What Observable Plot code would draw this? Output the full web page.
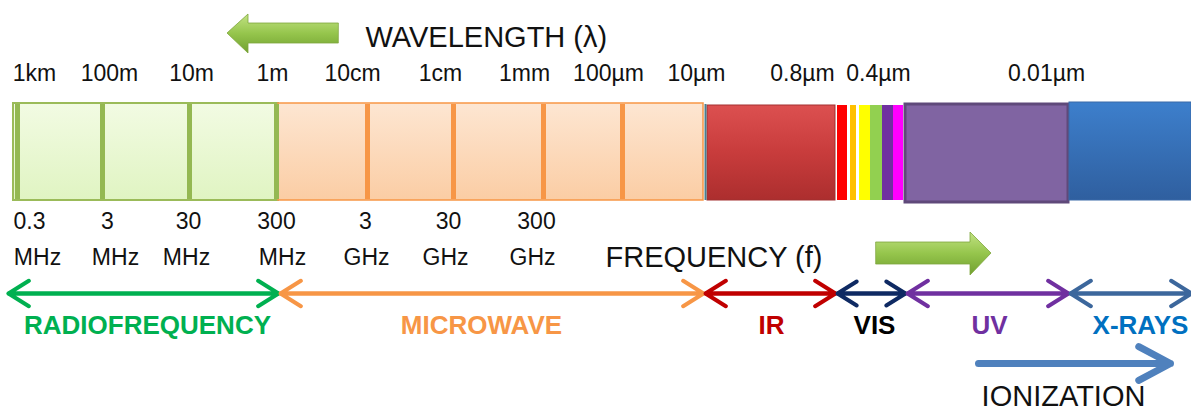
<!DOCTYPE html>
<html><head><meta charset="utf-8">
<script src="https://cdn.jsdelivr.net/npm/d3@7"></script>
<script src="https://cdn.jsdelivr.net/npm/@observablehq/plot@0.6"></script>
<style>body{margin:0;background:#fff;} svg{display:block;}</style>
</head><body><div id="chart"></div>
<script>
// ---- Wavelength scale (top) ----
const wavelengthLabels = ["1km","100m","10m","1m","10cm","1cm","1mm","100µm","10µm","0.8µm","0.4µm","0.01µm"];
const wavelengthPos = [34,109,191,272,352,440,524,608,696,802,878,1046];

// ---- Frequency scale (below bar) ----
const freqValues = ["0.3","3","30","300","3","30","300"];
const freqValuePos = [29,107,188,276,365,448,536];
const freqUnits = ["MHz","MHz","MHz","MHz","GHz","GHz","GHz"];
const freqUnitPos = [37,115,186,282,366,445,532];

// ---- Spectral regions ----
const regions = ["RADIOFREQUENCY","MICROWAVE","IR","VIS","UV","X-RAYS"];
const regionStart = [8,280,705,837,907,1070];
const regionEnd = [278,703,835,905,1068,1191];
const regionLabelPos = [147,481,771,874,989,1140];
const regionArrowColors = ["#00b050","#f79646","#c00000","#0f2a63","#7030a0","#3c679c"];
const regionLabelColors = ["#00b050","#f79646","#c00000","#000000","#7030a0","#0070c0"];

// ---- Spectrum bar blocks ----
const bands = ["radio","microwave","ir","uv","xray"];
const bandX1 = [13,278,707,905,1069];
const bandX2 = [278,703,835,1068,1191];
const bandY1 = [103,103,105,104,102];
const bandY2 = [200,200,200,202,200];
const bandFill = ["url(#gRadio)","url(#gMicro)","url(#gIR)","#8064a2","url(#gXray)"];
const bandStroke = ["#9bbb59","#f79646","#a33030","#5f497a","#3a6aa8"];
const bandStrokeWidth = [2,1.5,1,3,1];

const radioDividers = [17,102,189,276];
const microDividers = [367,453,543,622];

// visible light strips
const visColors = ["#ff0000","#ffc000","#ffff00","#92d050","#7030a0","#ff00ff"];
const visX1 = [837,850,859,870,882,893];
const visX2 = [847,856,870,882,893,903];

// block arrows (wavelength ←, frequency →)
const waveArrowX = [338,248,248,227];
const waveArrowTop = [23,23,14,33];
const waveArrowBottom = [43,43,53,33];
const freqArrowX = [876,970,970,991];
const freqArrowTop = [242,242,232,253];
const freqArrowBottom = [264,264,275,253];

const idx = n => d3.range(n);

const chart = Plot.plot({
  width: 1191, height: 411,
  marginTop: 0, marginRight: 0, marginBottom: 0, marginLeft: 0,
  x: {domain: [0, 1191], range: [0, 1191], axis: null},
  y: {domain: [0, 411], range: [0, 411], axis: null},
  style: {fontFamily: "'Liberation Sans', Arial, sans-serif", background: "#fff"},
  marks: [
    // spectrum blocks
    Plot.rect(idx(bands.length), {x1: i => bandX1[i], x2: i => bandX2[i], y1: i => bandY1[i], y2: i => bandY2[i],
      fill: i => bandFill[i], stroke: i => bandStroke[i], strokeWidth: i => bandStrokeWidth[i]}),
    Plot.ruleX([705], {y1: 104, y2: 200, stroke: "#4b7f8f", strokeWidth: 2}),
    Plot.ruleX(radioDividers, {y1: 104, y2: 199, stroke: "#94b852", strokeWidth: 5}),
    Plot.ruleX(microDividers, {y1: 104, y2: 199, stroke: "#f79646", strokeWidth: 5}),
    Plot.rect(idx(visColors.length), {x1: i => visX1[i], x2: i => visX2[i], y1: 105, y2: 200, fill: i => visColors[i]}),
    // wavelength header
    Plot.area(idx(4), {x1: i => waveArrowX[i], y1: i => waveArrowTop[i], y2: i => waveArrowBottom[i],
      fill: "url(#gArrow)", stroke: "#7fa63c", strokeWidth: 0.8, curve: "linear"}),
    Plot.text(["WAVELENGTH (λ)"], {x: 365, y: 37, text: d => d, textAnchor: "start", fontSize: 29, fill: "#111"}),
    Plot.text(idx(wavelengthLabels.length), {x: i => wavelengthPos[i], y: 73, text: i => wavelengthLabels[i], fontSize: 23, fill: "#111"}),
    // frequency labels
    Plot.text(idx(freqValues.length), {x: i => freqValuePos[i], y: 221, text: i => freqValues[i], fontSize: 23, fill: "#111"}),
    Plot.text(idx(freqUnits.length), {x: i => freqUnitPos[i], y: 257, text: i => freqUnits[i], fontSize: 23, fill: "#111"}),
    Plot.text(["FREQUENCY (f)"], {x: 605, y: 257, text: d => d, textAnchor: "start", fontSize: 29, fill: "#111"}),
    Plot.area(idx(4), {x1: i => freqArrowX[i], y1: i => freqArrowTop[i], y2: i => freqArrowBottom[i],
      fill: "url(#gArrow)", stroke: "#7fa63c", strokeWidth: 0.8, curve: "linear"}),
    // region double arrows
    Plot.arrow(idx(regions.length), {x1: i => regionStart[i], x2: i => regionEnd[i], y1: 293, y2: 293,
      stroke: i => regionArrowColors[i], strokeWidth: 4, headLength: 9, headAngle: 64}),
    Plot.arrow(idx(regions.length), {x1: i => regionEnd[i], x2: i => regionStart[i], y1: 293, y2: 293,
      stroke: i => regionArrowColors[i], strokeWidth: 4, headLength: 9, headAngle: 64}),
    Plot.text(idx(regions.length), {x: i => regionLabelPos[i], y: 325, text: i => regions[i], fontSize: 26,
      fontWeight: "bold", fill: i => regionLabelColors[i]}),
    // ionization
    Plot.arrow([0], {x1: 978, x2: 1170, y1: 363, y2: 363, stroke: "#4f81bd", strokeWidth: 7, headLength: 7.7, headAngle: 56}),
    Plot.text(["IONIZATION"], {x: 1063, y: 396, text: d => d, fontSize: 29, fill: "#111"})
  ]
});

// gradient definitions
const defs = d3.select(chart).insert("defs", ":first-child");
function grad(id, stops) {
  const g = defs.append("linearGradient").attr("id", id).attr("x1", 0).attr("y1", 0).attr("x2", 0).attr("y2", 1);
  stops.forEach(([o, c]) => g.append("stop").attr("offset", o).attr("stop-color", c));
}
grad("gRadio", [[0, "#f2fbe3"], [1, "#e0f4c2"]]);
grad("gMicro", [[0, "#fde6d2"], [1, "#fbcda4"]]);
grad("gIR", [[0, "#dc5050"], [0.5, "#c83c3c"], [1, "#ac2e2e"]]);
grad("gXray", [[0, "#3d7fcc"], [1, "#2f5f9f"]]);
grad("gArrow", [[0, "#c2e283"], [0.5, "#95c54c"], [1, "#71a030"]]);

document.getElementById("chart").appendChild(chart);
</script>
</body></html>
□ □ □ □
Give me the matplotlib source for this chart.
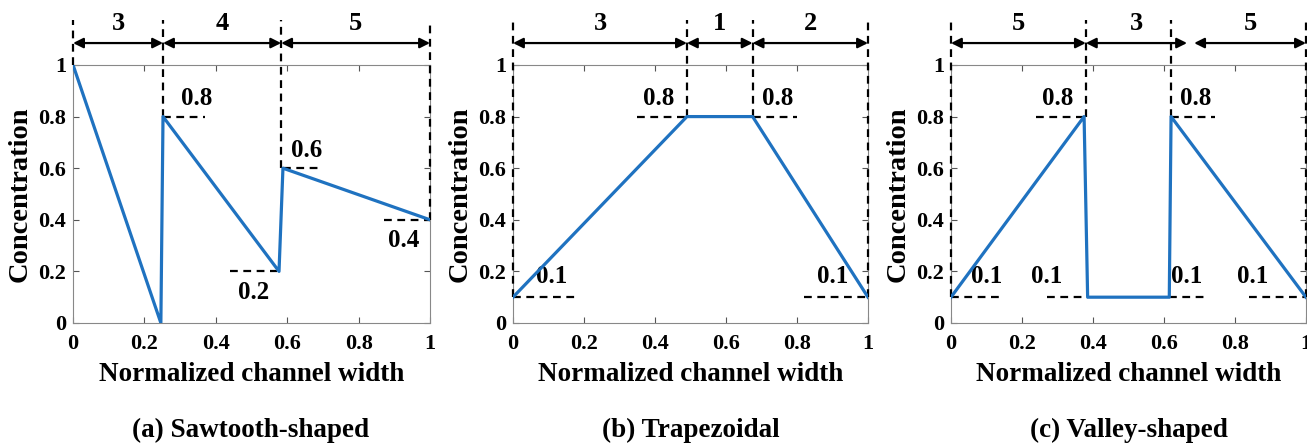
□ □ □ □
Exercise brief:
Using the entries above, write out exactly the lines from the one with "What Observable Plot" through the one with "const freqUnitPos = [37,115,186,282,366,445,532];", ends included. Leave out any pictures.

Answer:
What Observable Plot code would draw this? Output the full web page.
<!DOCTYPE html>
<html><head><meta charset="utf-8">
<script src="https://cdn.jsdelivr.net/npm/d3@7"></script>
<script src="https://cdn.jsdelivr.net/npm/@observablehq/plot@0.6"></script>
<style>body{margin:0;background:#fff;} svg{display:block;}</style>
</head><body><div id="chart"></div>
<script>
// ---- Wavelength scale (top) ----
const wavelengthLabels = ["1km","100m","10m","1m","10cm","1cm","1mm","100µm","10µm","0.8µm","0.4µm","0.01µm"];
const wavelengthPos = [34,109,191,272,352,440,524,608,696,802,878,1046];

// ---- Frequency scale (below bar) ----
const freqValues = ["0.3","3","30","300","3","30","300"];
const freqValuePos = [29,107,188,276,365,448,536];
const freqUnits = ["MHz","MHz","MHz","MHz","GHz","GHz","GHz"];
const freqUnitPos = [37,115,186,282,366,445,532];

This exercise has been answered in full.